According to Computerworld, Sucuri Security, a Calif.-based Internet security outfit, says that of the top 1 million sites on the Web as ranked by Alexa (a service which measures what websites are most popular based on Web data that it gathers), as much as two percent of those sites are still susceptible to the Heartbleed OpenSSL bug. However, Sucuri exec Daniel Cid said in an email that the top 1,000 Alexa sites were all safe from the bug, or have been patched and are not at risk anymore. The findings are accurate as of last week.
Sucuri also found that 0.53 percent of the 10,000 most popular sites were vulnerable, with that number rising to 1.5 percent among the 100,000 most popular sites. The percentages break down like this: 53 of the top 10,000 sites were at risk, 1,595 of the top 100,000 sites were vulnerable, and 20,320 of the 1,000,000 most popular sites were still susceptible to Heartbleed.
“We were glad to see that the top 1,000 sites in the world were all properly patched, and that just 0.53% of the top 10k still had issues. However, as we went to less popular (and smaller) sites, the number of unpatched servers grew to 2%. That is not surprising, but we expected better,” Cid said in a blog post.
The Heartbleed bug allows hackers to send fake heartbeat messages, which can trick a website’s server into relaying data that’s stored in its memory. This includes sensitive information such as usernames, passwords, credit card numbers, emails, and more.

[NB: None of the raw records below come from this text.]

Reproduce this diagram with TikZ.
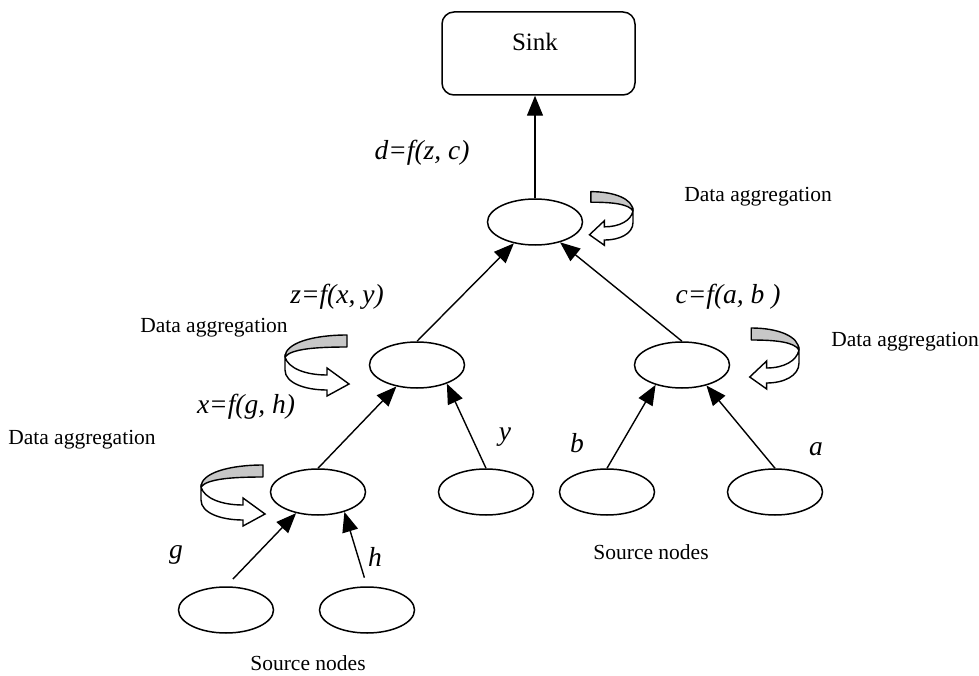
\documentclass[tikz,border=0pt]{standalone}
\usepackage{fontspec}
\setmainfont{Liberation Serif}
\usetikzlibrary{shapes.geometric,arrows.meta}
\tikzset{
  nd/.style={draw, ellipse, line width=1.5pt, minimum width=95pt, minimum height=46pt, inner sep=0pt},
  sinkbox/.style={draw, rectangle, rounded corners=12pt, line width=1.5pt, minimum width=193pt, minimum height=83pt},
  arr/.style={line width=1.4pt, -{Triangle[length=20pt,width=16pt]}},
  lbl/.style={font=\fontsize{27.5}{31}\selectfont\itshape, inner sep=0pt},
  agg/.style={font=\fontsize{21.5}{25}\selectfont, inner sep=0pt},
  aggr/.pic={
    \draw[line width=1.4pt, fill=black!22, line join=round]
      (0,0) .. controls (0,-14) and (28,-22) .. (62,-22) -- (62,-10)
      .. controls (30,-10) and (6,-8) .. (0,0) -- cycle;
    \draw[line width=1.4pt, fill=white, line join=miter]
      (0,0) .. controls (3,11) and (20,18) .. (42,18) -- (42,11) -- (64,27)
      -- (42,39) -- (42,33) .. controls (20,33) and (0,26) .. (0,13) -- cycle;
  }
}
\begin{document}
\begin{tikzpicture}[x=1pt,y=-1pt]
\useasboundingbox (0,0) rectangle (979,676);
% sink
\node[sinkbox] (sink) at (538.5,53.5) {};
\node[font=\fontsize{25}{30}\selectfont, inner sep=0pt] (sinktxt) at (535,42) {Sink};
% nodes
\node[nd] (d) at (535,222) {};
\node[nd] (z) at (417,365) {};
\node[nd] (c) at (682,365) {};
\node[nd] (x) at (318,492) {};
\node[nd] (y) at (486,492) {};
\node[nd] (b) at (607,492) {};
\node[nd] (a) at (775,492) {};
\node[nd] (g) at (226,610) {};
\node[nd] (h) at (367,610) {};
% connectors
\draw[arr] (d.north) -- (d.north |- sink.south);
\draw[arr] (z.north) -- (d);
\draw[arr] (c.north) -- (d);
\draw[arr] (x.north) -- (z);
\draw[arr] (y.north) -- (z.-32);
\draw[arr] (b.north) -- (c.217);
\draw[arr] (a.north) -- (c.-40);
\draw[arr, shorten <=10pt] (g.north) -- (x.-136);
\draw[arr, shorten <=9pt] (h.north) -- (x.-37);
% aggregation arrows
\pic at (285,357) {aggr};
\pic at (201,487) {aggr};
\pic[xscale=-0.68, yscale=0.88] at (633,211) {aggr};
\pic[xscale=-0.77] at (799,350) {aggr};
% labels
\node[lbl] (ld) at (422,153) {d=f(z, c)};
\node[lbl] (lz) at (337,297) {z=f(x, y)};
\node[lbl] (lc) at (728,297) {c=f(a, b )};
\node[lbl] (lx) at (246,407) {x=f(g, h)};
\node[lbl] (ly) at (505,437) {y};
\node[lbl] (lb) at (577,443) {b};
\node[lbl] (la) at (816,449) {a};
\node[lbl] (lg) at (176,555) {g};
\node[lbl] (lh) at (375,557) {h};
\node[agg] (ag1) at (758,197) {Data aggregation};
\node[agg] (ag2) at (214,328) {Data aggregation};
\node[agg] (ag3) at (905,342) {Data aggregation};
\node[agg] (ag4) at (82,440) {Data aggregation};
\node[agg] (src1) at (651,552) {Source nodes};
\node[agg] (src2) at (308,663) {Source nodes};
\end{tikzpicture}
\end{document}
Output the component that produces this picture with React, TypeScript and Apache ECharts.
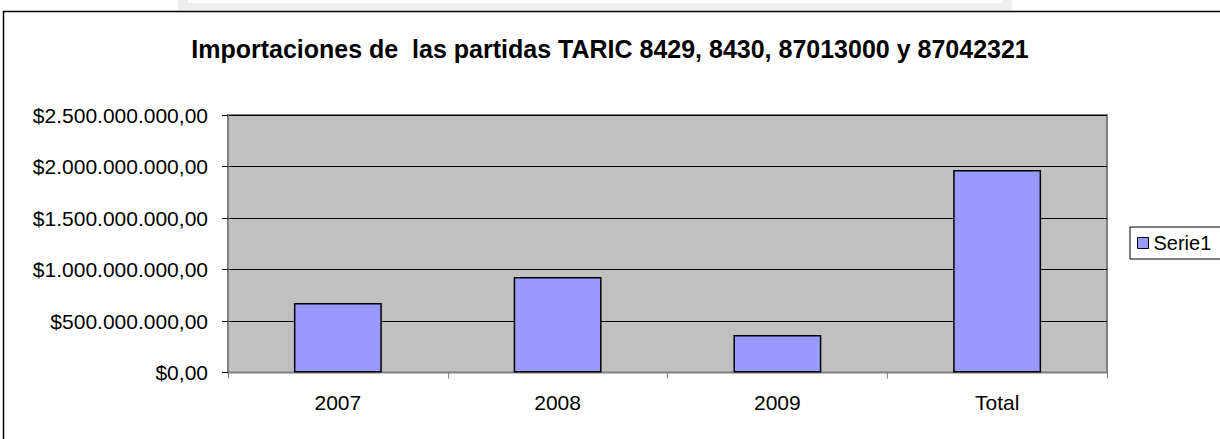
import React, { useEffect, useRef } from "react";
import * as echarts from "echarts";

const categories = ["2007", "2008", "2009", "Total"];
const serie1 = [675000000, 927000000, 364000000, 1966000000];
const seriesName = "Serie1";
const titleText = "Importaciones de  las partidas TARIC 8429, 8430, 87013000 y 87042321";

const FONT = "Arial, 'Liberation Sans', sans-serif";

function fmt(v: number): string {
  const s = Math.round(v).toString().replace(/\B(?=(\d{3})+(?!\d))/g, ".");
  return "$" + s + ",00";
}

export default function App() {
  const ref = useRef<HTMLDivElement>(null);
  useEffect(() => {
    if (!ref.current) return;
    const chart = echarts.init(ref.current, null, { renderer: "svg" });
    chart.setOption({
      animation: false,
      backgroundColor: "#ffffff",
      title: {
        text: titleText,
        left: "center",
        top: 31,
        textStyle: { fontFamily: FONT, fontSize: 25, fontWeight: "bold", color: "#000" },
      },
      legend: {
        show: true,
        left: 1130,
        top: 227,
        orient: "vertical",
        padding: [6, 40, 6, 7],
        borderColor: "#000",
        borderWidth: 1,
        backgroundColor: "#fff",
        itemWidth: 11,
        itemHeight: 11,
        itemGap: 5,
        icon: "rect",
        itemStyle: { borderColor: "#000", borderWidth: 1 },
        textStyle: { fontFamily: FONT, fontSize: 20, color: "#000", padding: [0, 0, 0, 0] },
        data: [seriesName],
      },
      grid: {
        left: 228,
        right: 113,
        top: 115,
        bottom: 66.5,
        show: true,
        backgroundColor: "#C0C0C0",
        borderColor: "#808080",
        borderWidth: 2,
        containLabel: false,
      },
      xAxis: {
        type: "category",
        data: categories,
        boundaryGap: true,
        axisLine: { show: true, lineStyle: { color: "#808080", width: 1 } },
        axisTick: { show: true, inside: false, length: 6, alignWithLabel: false, lineStyle: { color: "#808080" } },
        axisLabel: { fontFamily: FONT, fontSize: 21, color: "#000", margin: 19 },
        splitLine: { show: false },
      },
      yAxis: {
        type: "value",
        min: 0,
        max: 2500000000,
        interval: 500000000,
        axisLine: { show: true, lineStyle: { color: "#808080", width: 1 } },
        axisTick: { show: true, inside: false, length: 6, lineStyle: { color: "#000" } },
        axisLabel: { fontFamily: FONT, fontSize: 21, color: "#000", margin: 20, formatter: (v: number) => fmt(v) },
        splitLine: { show: true, lineStyle: { color: "#000", width: 1 } },
      },
      graphic: [
        { type: "rect", shape: { x: 178, y: 0, width: 834, height: 10 }, style: { fill: "#efedef" }, z: 0 },
        { type: "rect", shape: { x: 188, y: 0, width: 814, height: 3 }, style: { fill: "#ffffff" }, z: 1 },
        {
          type: "rect",
          shape: { x: 3.5, y: 11.5, width: 1400, height: 600 },
          style: { fill: "none", stroke: "#000", lineWidth: 1.5 },
          silent: true,
          z: 100,
        },
      ],
      series: [
        {
          name: seriesName,
          type: "bar",
          data: serie1,
          barWidth: "40%",
          itemStyle: { color: "#9999FF", borderColor: "#000", borderWidth: 1.5 },
        },
      ],
    });
    return () => chart.dispose();
  }, []);
  return (
    <div
      ref={ref}
      style={{ position: "fixed", left: 0, top: 0, width: 1220, height: 439, background: "#fff" }}
    />
  );
}
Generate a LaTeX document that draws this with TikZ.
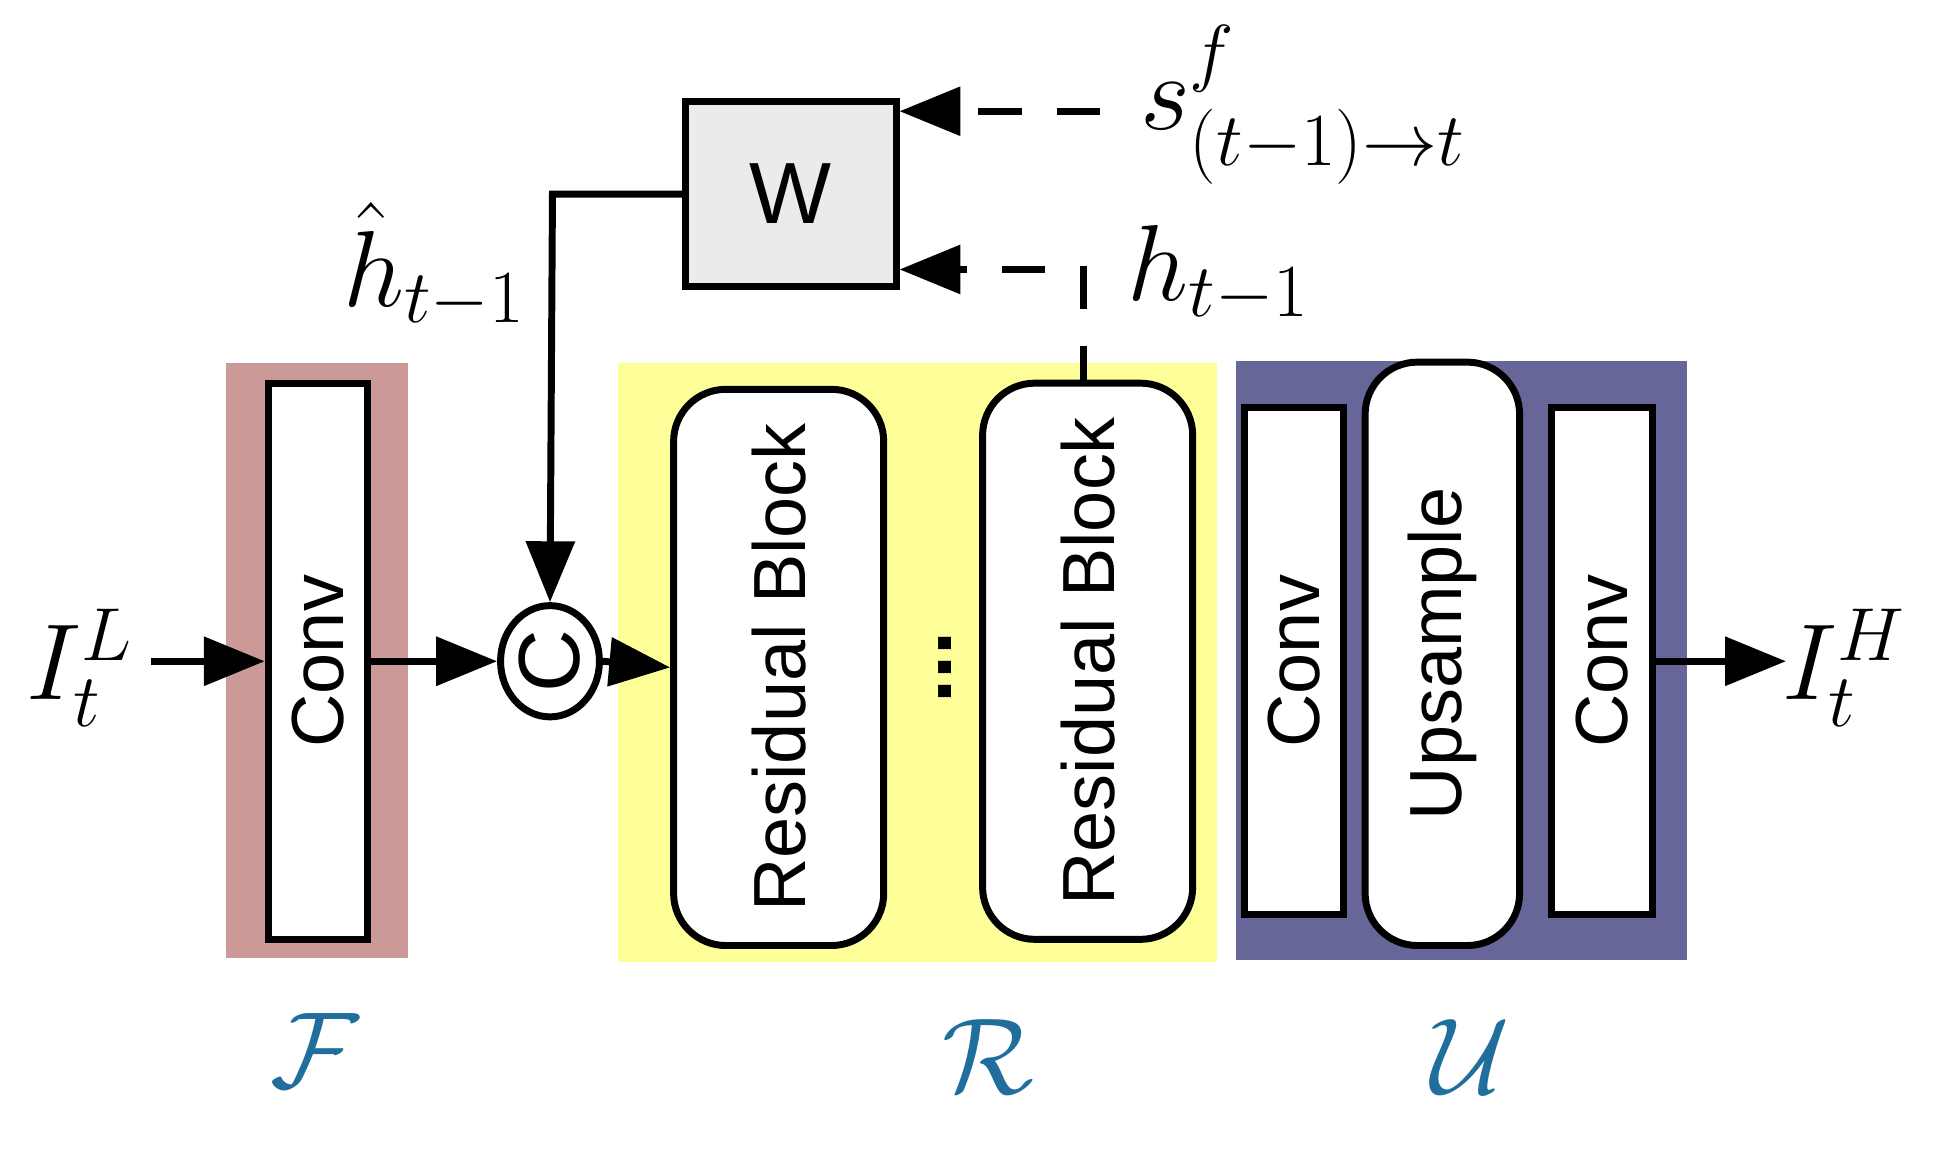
\documentclass[tikz,border=0pt]{standalone}
\usepackage{fontspec}
\setmainfont{Liberation Sans}
\usepackage{amsmath}
\usetikzlibrary{shapes.geometric,arrows.meta}
\definecolor{pinkbg}{HTML}{CC9999}
\definecolor{yelbg}{HTML}{FFFF99}
\definecolor{bluebg}{HTML}{666699}
\definecolor{calblue}{HTML}{1F6E9C}
\begin{document}
\begin{tikzpicture}[x=0.01cm,y=-0.01cm,
  blk/.style={draw=black,line width=1.6pt,fill=white},
  lbl/.style={rotate=90,font=\fontsize{17}{17}\selectfont},
  arr/.style={line width=1.6pt,-{Triangle[length=14pt,width=11pt]}},
  darr/.style={line width=1.6pt,dash pattern=on 10pt off 8pt,-{Triangle[length=14pt,width=11pt]}},
  mlab/.style={font=\fontsize{24}{24}\selectfont},
  cal/.style={text=calblue,font=\fontsize{28}{28}\selectfont}]
\useasboundingbox (0,0) rectangle (1568,945);
\fill[pinkbg] (183,294) rectangle (330,775);
\fill[yelbg] (500,294) rectangle (985,778);
\fill[bluebg] (1000,292) rectangle (1365,777);
\node[blk,minimum width=80*0.01cm,minimum height=450*0.01cm] (conv1) at (257,535) {};
\node[lbl] at (257,535) {Conv};
\node[blk,rounded corners=12pt,minimum width=170*0.01cm,minimum height=450*0.01cm] (rb1) at (630,540) {};
\node[lbl] at (630,540) {Residual Block};
\node[blk,rounded corners=12pt,minimum width=170*0.01cm,minimum height=450*0.01cm] (rb2) at (880,535) {};
\node[lbl] at (880,535) {Residual Block};
\node[lbl,font=\fontsize{20}{20}\selectfont\bfseries] (dots) at (765,540) {...};
\node[blk,minimum width=80*0.01cm,minimum height=410*0.01cm] (conv2) at (1047,535) {};
\node[lbl] at (1047,535) {Conv};
\node[blk,rounded corners=12pt,minimum width=125*0.01cm,minimum height=472*0.01cm] (up) at (1167,529) {};
\node[lbl] at (1167,529) {Upsample};
\node[blk,minimum width=82*0.01cm,minimum height=410*0.01cm] (conv3) at (1296,535) {};
\node[lbl] at (1296,535) {Conv};
\node[draw,line width=1.6pt,ellipse,fill=white,minimum width=80*0.01cm,minimum height=90*0.01cm,inner sep=0] (cat) at (445,535) {\rotatebox{90}{\fontsize{20}{20}\selectfont C}};
\node[draw,line width=1.6pt,fill=black!8,minimum width=170*0.01cm,minimum height=150*0.01cm] (w) at (640,157) {\fontsize{20}{20}\selectfont W};
\node[mlab] (il) at (65,540) {$I_t^L$};
\node[mlab] (ih) at (1492,540) {$I_t^H$};
\node[mlab,anchor=west] (s) at (910,85) {$s^{f}_{(t-1)\to t}$};
\node[mlab,anchor=west] (h) at (900,222) {$h_{t-1}$};
\node[mlab,anchor=east] (hh) at (438,215) {$\hat{h}_{t-1}$};
\node[cal] at (255,850) {$\mathcal{F}$};
\node[cal] at (800,855) {$\mathcal{R}$};
\node[cal] at (1190,855) {$\mathcal{U}$};
\coordinate (inpt) at (122,535);
\draw[arr] (inpt) -- (conv1.west);
\draw[arr] (conv1.east) -- (cat.west);
\draw[arr] (cat.east) -- (rb1.west);
\coordinate (outp) at (1445,535);
\draw[arr] (conv3.east) -- (outp);
\draw[arr] (w.west) -- (447,157) -- (cat.north);
\coordinate (sst) at (890,90);
\draw[darr] (sst) -- (w.east |- sst);
\coordinate (hc) at (877,218);
\draw[line width=1.6pt] (rb2.north -| hc) -- (877,280);
\draw[darr] (877,250) -- (hc) -- (w.east |- hc);
\end{tikzpicture}
\end{document}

Internet security experts have expressed much concern regarding the impact that Heartbleed could have. Mike Lloyd, the CTO of RedSeal, a network security firm, said that people should “stop all transactions for a few days” once news of Heartbleed broke. Canada Revenue Agency took very serious measures in its efforts to defend against the threat, shuting down its website on April 8, and didn’t bring it back online until April 13.
“If you are not patched, be aware that people are out there trying to test and exploit this vulnerability and get your server patched as quickly as possible,” Cid warned.